No matter our age, we each have a certain number of days to spend on this earth, a certain amount of time to spend with the people we love, to do the things we enjoy, and to perform mitzvot for the sake of our community and for the sake of God. Now is the time to schedule an extra dinner with friends and family, making the most of the time we have together. Now is the time to ask that person of interest to a movie, jumping on a fleeting opportunity, before one person gets too busy or moves away. And now is the time to resume a relationship with someone we have already avoided for far too long. 

While we are able to do so - while our bodies allow us to play tennis without too much discomfort or while that phenomenal piano teacher still teaches in town - we take on the interests about which we had been on the fence, or we dive deeper into those we have enjoyed for years. We hurry, both to spend time with our loved ones and to do the things that bring us joy, because right now, our circumstances allow us to delve into that joy and care. While we can certainly hope and expect, we can never truly know how long our circumstances will allow us to feel and to share that comfort and excitement.

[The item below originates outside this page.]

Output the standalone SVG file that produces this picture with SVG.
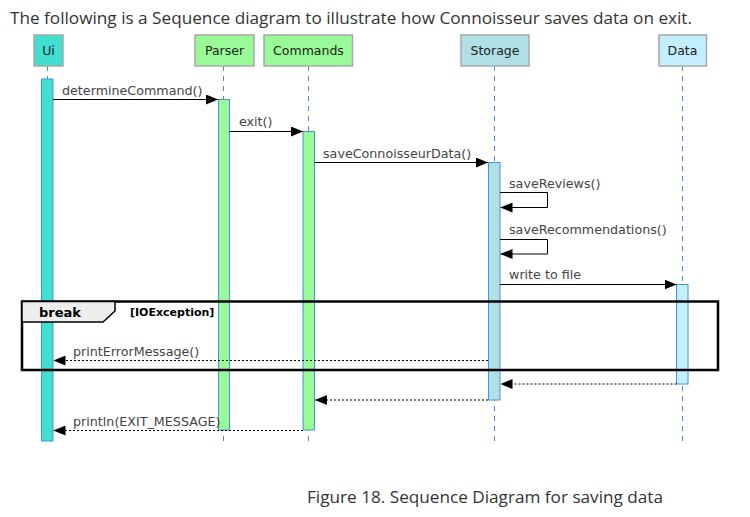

 Just as we must rush to embrace our own joy, we must rush to replicate that joy for others as well. As our primary method of showing love for God is through our mitzvot, there are only so many mitzvot we can accomplish during our time here. We can show our haste first thing in the morning, by reciting the words of modeh ani l’fanekha (I am thankful to you, God) with our very first breath. The moment we hear someone is ill, we can set up a time to visit, call, or bring food - performing the mitzvah of bikur holim, visiting the ill. And the moment we hear a particular community is in need, we can go online and donate. The minute we learn about a need, we can look at our calendars and schedule time to volunteer. When we wait too long, we run the risk of prioritizing other actions until time has run out, or even, forgetting the need for the mitzvah in the first place. With that mindset of haste, we can pursue the words of the Psalmist - derekh mitzvotekha arutz - I will run to do your mitzvot (Psalms 119:32).

As we have been given this precious gift of time, we have also been given the challenge of apportioning that time with wisdom. We ask God to teach us how to number our days, how to best rush to experiences and people so that we can draw out our time to the utmost of our abilities once we get there. After those experiences and people are gone, whether just for now or for life, we ask God for the wisdom to carry what we have learned from them with us wherever we go. As our beloved rabbi Hillel used to say, according to the words of Pirkei Avot: If I am not for myself who is for me? And if I am only for myself, what am I? And if not now, when?

When else will I have the opportunities and the relationships I have today? When else will I have this access to this particular joy and enrichment? And when else will I be able to provide the support and compassion for my loved ones and my community that I am able to provide right now? In our awareness of this specific fleeting moment, we rush to embrace our joy and to do what we know is the right and the good. Shabbat Shalom.